----- Material for this task
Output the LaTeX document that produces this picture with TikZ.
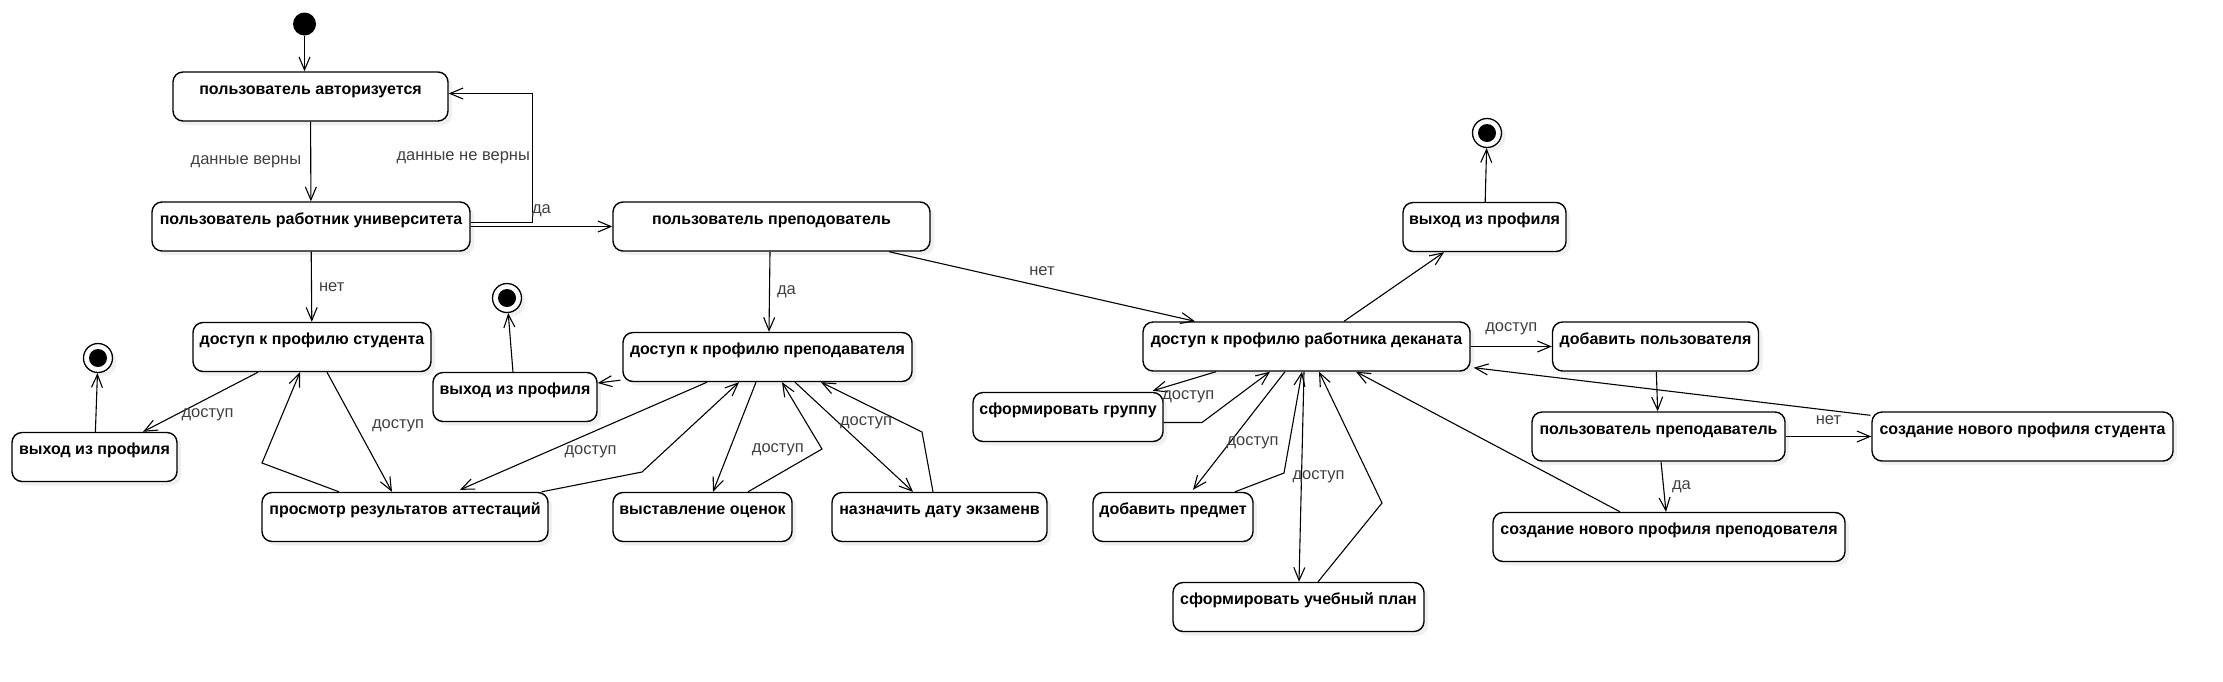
\documentclass[tikz,border=0pt]{standalone}
\usepackage{fontspec}
\setmainfont{Liberation Sans}
\usepackage{tikz}
\usetikzlibrary{shadows}
\usetikzlibrary{positioning}
\usetikzlibrary{arrows.meta}
\usetikzlibrary{calc}

\tikzset{
  stt/.style={draw, line width=1.4pt, rounded corners=10pt, fill=white,
    inner xsep=0pt, inner ysep=0pt, text height=22pt, text depth=27pt,
    font=\fontsize{16}{18}\selectfont\bfseries,
    drop shadow={shadow xshift=4pt, shadow yshift=-4pt, opacity=0.12}},
  fin/.style={circle, draw, line width=1.3pt, fill=white, minimum size=29pt, inner sep=0pt,
    drop shadow={shadow xshift=4pt, shadow yshift=-4pt, opacity=0.12}},
  tr/.style={-{Straight Barb[length=13pt,width=11pt]}, line width=1.1pt},
  lbl/.style={font=\fontsize{16.5}{18}\selectfont, text=black!75, inner sep=1pt}
}

\begin{document}
\begin{tikzpicture}[x=1pt, y=-1pt]
 \useasboundingbox (0,0) rectangle (2223,681);

 %start
 \node[circle, fill=black, minimum size=23pt, inner sep=0pt] (init) at (304.5,24) {};
 \foreach \n/\x/\y in {finL/98/358, finM/507/298, finR/1487/133} {
   \node[fin] (\n) at (\x,\y) {};
   \fill (\n) circle (9);
 }

 %left part
 \node[stt, minimum width=275pt] (auth) at (310.5,96.5) {пользователь авторизуется};
 \node[stt, minimum width=318pt] (worker) at (311,226.5) {пользователь работник университета};
 \node[stt, minimum width=238pt] (stud) at (312,347) {доступ к профилю студента};
 \node[stt, minimum width=165pt] (exitL) at (94.5,457) {выход из профиля};
 \node[stt, minimum width=286pt] (results) at (405,517) {просмотр результатов аттестаций};

 %teacher
 \node[stt, minimum width=317pt] (teacher) at (771.5,226.5) {пользователь преподователь};
 \node[stt, minimum width=289pt] (tacc) at (767.5,357) {доступ к профилю преподавателя};
 \node[stt, minimum width=164pt] (exitM) at (515,397) {выход из профиля};
 \node[stt, minimum width=179pt] (grades) at (702.5,517) {выставление оценок};
 \node[stt, minimum width=215pt] (exam) at (939.5,517) {назначить дату экзаменв};

 %dean
 \node[stt, minimum width=327pt] (dean) at (1306.5,346.5) {доступ к профилю работника деканата};
 \node[stt, minimum width=163pt] (exitR) at (1484.5,227) {выход из профиля};
 \node[stt, minimum width=190pt] (group) at (1068,417) {сформировать группу};
 \node[stt, minimum width=160pt] (subject) at (1173,517) {добавить предмет};
 \node[stt, minimum width=251pt] (plan) at (1298.5,607) {сформировать учебный план};
 \node[stt, minimum width=206pt] (adduser) at (1655.5,346.5) {добавить пользователя};
 \node[stt, minimum width=253pt] (tq) at (1658.5,436.5) {пользователь преподаватель};
 \node[stt, minimum width=301pt] (newstud) at (2022.5,436.5) {создание нового профиля студента};
 \node[stt, minimum width=352pt] (newteach) at (1669,537) {создание нового профиля преподователя};

 \foreach \n/\x/\y in {bendA/532.5/93.5, bendM/262/463, bendN/642/472, bendG/822/449,
   bendE/922/432, bendGr/1202/422.5, bendS/1284/473, bendP/1382/503} {
   \coordinate (\n) at (\x,\y);
 }

 %transitions
 \draw[tr] (init) -- (init |- auth.north);
 \draw[tr] (auth) -- (worker) node[lbl, midway, left=8pt] {данные верны};
 \draw[tr] ($(worker.east)+(0,-4)$) -| (bendA) node[lbl, pos=0.75, left=1pt] {данные не верны}
   -- (auth.east |- bendA);
 \draw[tr] (worker) -- (teacher) node[lbl, midway, above=8pt] {да};
 \draw[tr] (worker) -- (stud) node[lbl, midway, right=6pt] {нет};

 \draw[tr] ($(stud.south)+(-54,0)$) -- ($(exitL.north)+(48.5,0)$)
   node[lbl, midway, below=5pt, xshift=7pt] {доступ};
 \draw[tr] (exitL) -- (finL);
 \draw[tr] ($(stud.south)+(15,0)$) -- ($(results.north)+(-13,0)$)
   node[lbl, midway, right=11pt, yshift=6pt] {доступ};
 \draw[tr] ($(results.north)+(-66,0)$) -- (bendM) -- ($(stud.south)+(-12,0)$);

 \draw[tr] ($(teacher.south)+(-1.5,0)$) -- ($(tacc.north)+(1.5,0)$) node[lbl, midway, right=6pt] {да};
 \draw[tr] ($(teacher.south)+(117.5,0)$) -- ($(dean.north)+(-111.5,0)$) node[lbl, midway, above=9pt] {нет};
 \draw[tr] ($(tacc.south west)+(-2,-2)$) -- ($(exitM.east)+(0,-14)$);
 \draw[tr] (exitM) -- (finM);
 \draw[tr] ($(tacc.south)+(-60.5,0)$) -- ($(results.north)+(55,-2)$)
   node[lbl, midway, below=8pt, xshift=7pt] {доступ};
 \draw[tr] ($(results.north east)+(-7,0)$) -- (bendN) -- ($(tacc.south)+(-28.5,0)$);
 \draw[tr] ($(tacc.south)+(-11.5,0)$) -- ($(grades.north)+(10.5,0)$)
   node[lbl, pos=0.62, right=21pt] {доступ};
 \draw[tr] ($(grades.north)+(45.5,0)$) -- (bendG) -- ($(tacc.south)+(14.5,0)$);
 \draw[tr] ($(tacc.south)+(27.5,0)$) -- ($(exam.north)+(-26.5,0)$)
   node[lbl, midway, xshift=12pt, yshift=14pt] {доступ};
 \draw[tr] ($(exam.north)+(-6.5,0)$) -- (bendE) -- ($(tacc.south)+(53.5,0)$);

 \draw[tr] ($(dean.north)+(37.5,0)$) -- ($(exitR.south)+(-40.5,0)$);
 \draw[tr] (exitR) -- (finR);
 \draw[tr] (dean) -- (adduser) node[lbl, midway, above=10pt] {доступ};
 \draw[tr] (adduser) -- (tq);
 \draw[tr] (tq) -- (newstud) node[lbl, midway, above=10pt] {нет};
 \draw[tr] ($(newstud.north west)+(-1,4)$) -- ($(dean.south east)+(3,-4)$);
 \draw[tr] ($(tq.south)+(2.5,0)$) -- ($(newteach.north)+(-3,0)$) node[lbl, midway, right=7pt] {да};
 \draw[tr] ($(newteach.north)+(-49,0)$) -- ($(dean.south)+(49.5,0)$);

 \draw[tr] ($(dean.south)+(-90.5,0)$) -- ($(group.north east)+(-11,-1)$)
   node[lbl, midway, below=8pt, xshift=4pt] {доступ};
 \draw[tr] ($(group.east)+(0,5.5)$) -- (bendGr) -- ($(dean.south)+(-36.5,0)$);
 \draw[tr] ($(dean.south)+(-21.5,0)$) -- ($(subject.north)+(20,-2)$)
   node[lbl, midway, xshift=13.5pt, yshift=-12pt] {доступ};
 \draw[tr] ($(subject.north)+(62,0)$) -- (bendS) -- ($(dean.south)+(-4.5,0)$);
 \draw[tr] ($(dean.south)+(-2.5,0)$) -- ($(plan.north)+(0.5,0)$)
   node[lbl, midway, xshift=17pt] {доступ};
 \draw[tr] ($(plan.north)+(19.5,0)$) -- (bendP) -- ($(dean.south)+(12.5,0)$);

\end{tikzpicture}
\end{document}
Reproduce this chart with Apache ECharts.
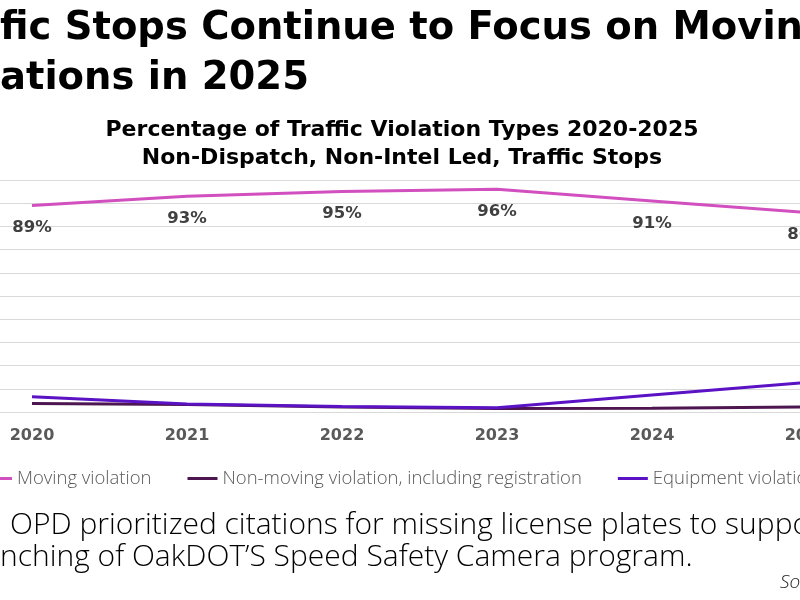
<!DOCTYPE html>
<html>
<head>
<meta charset="utf-8">
<script src="https://cdn.jsdelivr.net/npm/echarts@6/dist/echarts.min.js"></script>
<style>
  html, body { margin: 0; padding: 0; background: #fff; }
  #chart { width: 800px; height: 600px; }
</style>
</head>
<body>
<div id="chart"></div>
<script>
const years = ['2020', '2021', '2022', '2023', '2024', '2025'];
const movingData = [89, 93, 95, 96, 91, 86];
const nonMovingData = [3.7, 3.2, 2.2, 1.5, 1.6, 2.2];
const equipmentData = [6.6, 3.4, 2.4, 1.8, 7.3, 12.8];
const seriesNames = ['Moving violation', 'Non-moving violation, including registration', 'Equipment violation'];

const boldFont = '"DejaVu Sans", sans-serif';
const lightFont = '"Open Sans", sans-serif';

const chart = echarts.init(document.getElementById('chart'));

const lineSeries = (name, data, color, showLabel) => ({
  name: name,
  type: 'line',
  data: data,
  symbol: 'circle',
  symbolSize: 0,
  showSymbol: true,
  lineStyle: { width: 3, color: color },
  itemStyle: { color: color },
  label: {
    show: showLabel,
    position: 'bottom',
    distance: 14,
    formatter: p => p.value + '%',
    fontFamily: boldFont,
    fontWeight: 'bold',
    fontSize: 16.5,
    color: '#404040'
  }
});

const option = {
  animation: false,
  backgroundColor: '#fff',
  color: ['#d24fbf', '#4d1650', '#5a12c4'],
  grid: { left: -45.5, top: 180, width: 930, height: 232, containLabel: false, outerBoundsMode: 'none' },
  legend: {
    left: -23,
    top: 464,
    width: 1400,
    itemWidth: 30,
    itemHeight: 3,
    itemGap: 36,
    icon: 'rect',
    textStyle: { fontFamily: lightFont, fontSize: 18.5, color: '#595959', fontWeight: 300 },
    data: seriesNames
  },
  xAxis: {
    type: 'category',
    data: years,
    boundaryGap: true,
    axisLine: { lineStyle: { color: '#d9d9d9', width: 1 } },
    axisTick: { show: false },
    axisLabel: {
      margin: 16,
      fontFamily: boldFont,
      fontWeight: 'bold',
      fontSize: 16,
      color: '#595959'
    }
  },
  yAxis: {
    type: 'value',
    min: 0,
    max: 100,
    interval: 10,
    axisLabel: { show: false },
    axisLine: { show: false },
    axisTick: { show: false },
    splitLine: { lineStyle: { color: '#d9d9d9', width: 1 } }
  },
  graphic: [
    { type: 'text', x: 0, y: 29, style: { text: 'fic Stops Continue to Focus on Moving', font: 'bold 38.5px ' + boldFont, fill: '#000', verticalAlign: 'middle' } },
    { type: 'text', x: 0, y: 79, style: { text: 'ations in 2025', font: 'bold 38.5px ' + boldFont, fill: '#000', verticalAlign: 'middle' } },
    { type: 'text', x: 402, y: 130, style: { text: 'Percentage of Traffic Violation Types 2020-2025', font: 'bold 22px ' + boldFont, fill: '#000', align: 'center', verticalAlign: 'middle' } },
    { type: 'text', x: 402, y: 158, style: { text: 'Non-Dispatch, Non-Intel Led, Traffic Stops', font: 'bold 22px ' + boldFont, fill: '#000', align: 'center', verticalAlign: 'middle' } },
    { type: 'text', x: 10, y: 525, style: { text: 'OPD prioritized citations for missing license plates to support', font: '300 30px ' + lightFont, fill: '#000', verticalAlign: 'middle' } },
    { type: 'text', x: 0, y: 557, style: { text: 'nching of OakDOT\u2019S Speed Safety Camera program.', font: '300 30px ' + lightFont, fill: '#000', verticalAlign: 'middle' } },
    { type: 'text', x: 780, y: 583, style: { text: 'Source', font: 'italic 300 19px ' + lightFont, fill: '#222', verticalAlign: 'middle' } }
  ],
  series: [
    lineSeries(seriesNames[0], movingData, '#d24fbf', true),
    lineSeries(seriesNames[1], nonMovingData, '#4d1650', false),
    lineSeries(seriesNames[2], equipmentData, '#5a12c4', false)
  ]
};

chart.setOption(option);
</script>
</body>
</html>
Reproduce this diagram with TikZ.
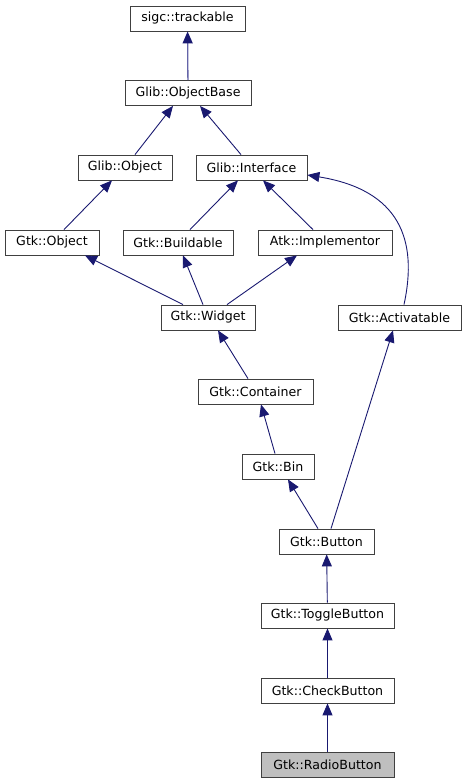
\documentclass[tikz,border=0pt]{standalone}
\usepackage{fontspec}
\setmainfont{DejaVu Sans}
\usepackage{tikz}
\usetikzlibrary{arrows.meta, positioning}
\definecolor{mnblue}{HTML}{191970}
\definecolor{lightlink}{HTML}{6464A8}
\tikzset{
    cls/.style={draw=black!75, line width=0.8pt, fill=white, minimum height=25pt, inner xsep=2pt, font=\fontsize{12.6}{14}\selectfont}, % one class box
    cur/.style={cls, fill=black!25}, % the class the diagram is for
    inh/.style={draw=mnblue, line width=0.9pt, -{Triangle[length=12pt, width=10pt, color=mnblue]}}, % inheritance edge
}
\begin{document}
\begin{tikzpicture}[x=1pt, y=-1pt]
    \useasboundingbox (0,0) rectangle (467,784);
    \node[cls, minimum width=115pt] (trk) at (187.5,18.5) {sigc::trackable};
    \node[cls, minimum width=126pt] (obase) at (188,93) {Glib::ObjectBase};
    \node[cls, minimum width=94pt] (gobj) at (125,167.5) {Glib::Object};
    \node[cls, minimum width=111pt] (gint) at (251.5,167.5) {Glib::Interface};
    \node[cls, minimum width=94pt] (gtkobj) at (52,242.5) {Gtk::Object};
    \node[cls, minimum width=110pt] (build) at (178,242.5) {Gtk::Buildable};
    \node[cls, minimum width=134pt] (impl) at (325,242.5) {Atk::Implementor};
    \node[cls, minimum width=94pt] (widget) at (208,317.5) {Gtk::Widget};
    \node[cls, minimum width=123pt] (activ) at (399.5,317.5) {Gtk::Activatable};
    \node[cls, minimum width=115pt] (cont) at (255.5,391.5) {Gtk::Container};
    \node[cls, minimum width=72pt] (bin) at (278,466.5) {Gtk::Bin};
    \node[cls, minimum width=95pt] (button) at (326.5,541.5) {Gtk::Button};
    \node[cls, minimum width=133pt] (toggle) at (327.5,615.5) {Gtk::ToggleButton};
    \node[cls, minimum width=133pt] (check) at (327.5,690.5) {Gtk::CheckButton};
    \node[cur, minimum width=133pt] (radio) at (327.5,765) {Gtk::RadioButton};

    % base classes, from child to parent
    \draw[inh, draw=lightlink, line width=1.3pt] (obase) -- (trk);
    \draw[inh] ([xshift=10pt]gobj.north) -- ([xshift=-15pt]obase.south);
    \draw[inh] ([xshift=-10.5pt]gint.north) -- ([xshift=12pt]obase.south);
    \draw[inh] ([xshift=12pt]gtkobj.north) -- ([xshift=-13pt]gobj.south);
    \draw[inh] ([xshift=12pt]build.north) -- ([xshift=-13.5pt]gint.south);
    \draw[inh] ([xshift=-12pt]impl.north) -- ([xshift=11.5pt]gint.south);
    \draw[inh] ([xshift=4.5pt]activ.north) .. controls (418,240) and (400,190) .. ([yshift=-7.5pt]gint.east);
    \draw[inh] ([xshift=-25pt]widget.north) -- ([xshift=33pt]gtkobj.south);
    \draw[inh] ([xshift=-5pt]widget.north) -- ([xshift=5pt]build.south);
    \draw[inh] ([xshift=19pt]widget.north) -- ([xshift=-28pt]impl.south);
    \draw[inh] ([xshift=-7.5pt]cont.north) -- ([xshift=10pt]widget.south);
    \draw[inh] ([xshift=-3pt]bin.north) -- ([xshift=5.5pt]cont.south);
    \draw[inh] ([xshift=-8.5pt]button.north) -- ([xshift=10pt]bin.south);
    \draw[inh] ([xshift=4.5pt]button.north) -- ([xshift=-6.5pt]activ.south);
    \draw[inh] (toggle) -- (button);
    \draw[inh] (check) -- (toggle);
    \draw[inh] (radio) -- (check);
\end{tikzpicture}
\end{document}
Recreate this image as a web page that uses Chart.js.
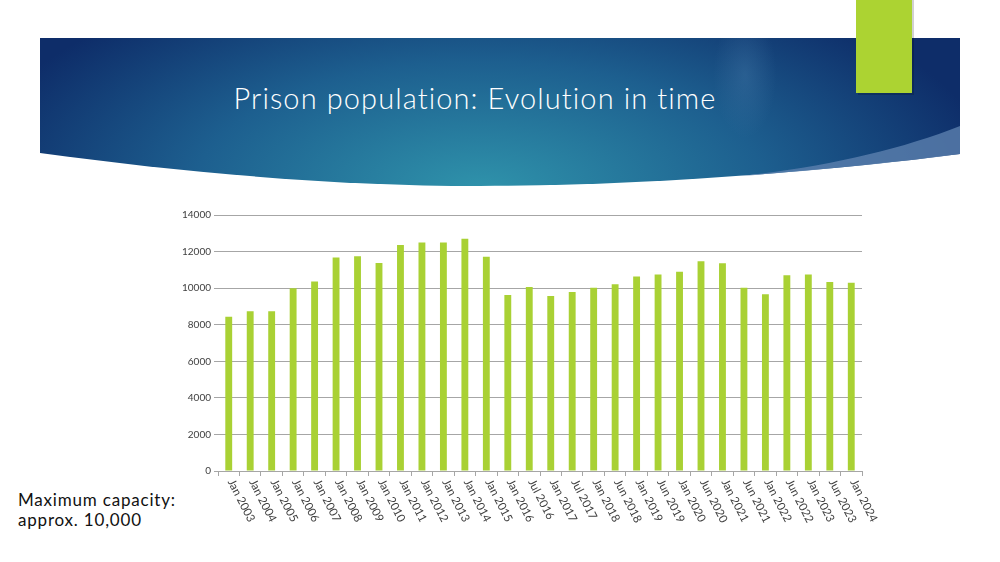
----------
● **What is being asked**
Copy exactly the stretch of lines that starts at the line holding "Reproduce this diagram with TikZ." and ends at the line holding "minimum width=133pt] (radio)". Drop the pictures.

● **Written response**
Reproduce this diagram with TikZ.
\documentclass[tikz,border=0pt]{standalone}
\usepackage{fontspec}
\setmainfont{DejaVu Sans}
\usepackage{tikz}
\usetikzlibrary{arrows.meta, positioning}
\definecolor{mnblue}{HTML}{191970}
\definecolor{lightlink}{HTML}{6464A8}
\tikzset{
    cls/.style={draw=black!75, line width=0.8pt, fill=white, minimum height=25pt, inner xsep=2pt, font=\fontsize{12.6}{14}\selectfont}, % one class box
    cur/.style={cls, fill=black!25}, % the class the diagram is for
    inh/.style={draw=mnblue, line width=0.9pt, -{Triangle[length=12pt, width=10pt, color=mnblue]}}, % inheritance edge
}
\begin{document}
\begin{tikzpicture}[x=1pt, y=-1pt]
    \useasboundingbox (0,0) rectangle (467,784);
    \node[cls, minimum width=115pt] (trk) at (187.5,18.5) {sigc::trackable};
    \node[cls, minimum width=126pt] (obase) at (188,93) {Glib::ObjectBase};
    \node[cls, minimum width=94pt] (gobj) at (125,167.5) {Glib::Object};
    \node[cls, minimum width=111pt] (gint) at (251.5,167.5) {Glib::Interface};
    \node[cls, minimum width=94pt] (gtkobj) at (52,242.5) {Gtk::Object};
    \node[cls, minimum width=110pt] (build) at (178,242.5) {Gtk::Buildable};
    \node[cls, minimum width=134pt] (impl) at (325,242.5) {Atk::Implementor};
    \node[cls, minimum width=94pt] (widget) at (208,317.5) {Gtk::Widget};
    \node[cls, minimum width=123pt] (activ) at (399.5,317.5) {Gtk::Activatable};
    \node[cls, minimum width=115pt] (cont) at (255.5,391.5) {Gtk::Container};
    \node[cls, minimum width=72pt] (bin) at (278,466.5) {Gtk::Bin};
    \node[cls, minimum width=95pt] (button) at (326.5,541.5) {Gtk::Button};
    \node[cls, minimum width=133pt] (toggle) at (327.5,615.5) {Gtk::ToggleButton};
    \node[cls, minimum width=133pt] (check) at (327.5,690.5) {Gtk::CheckButton};
    \node[cur, minimum width=133pt] (radio) at (327.5,765) {Gtk::RadioButton};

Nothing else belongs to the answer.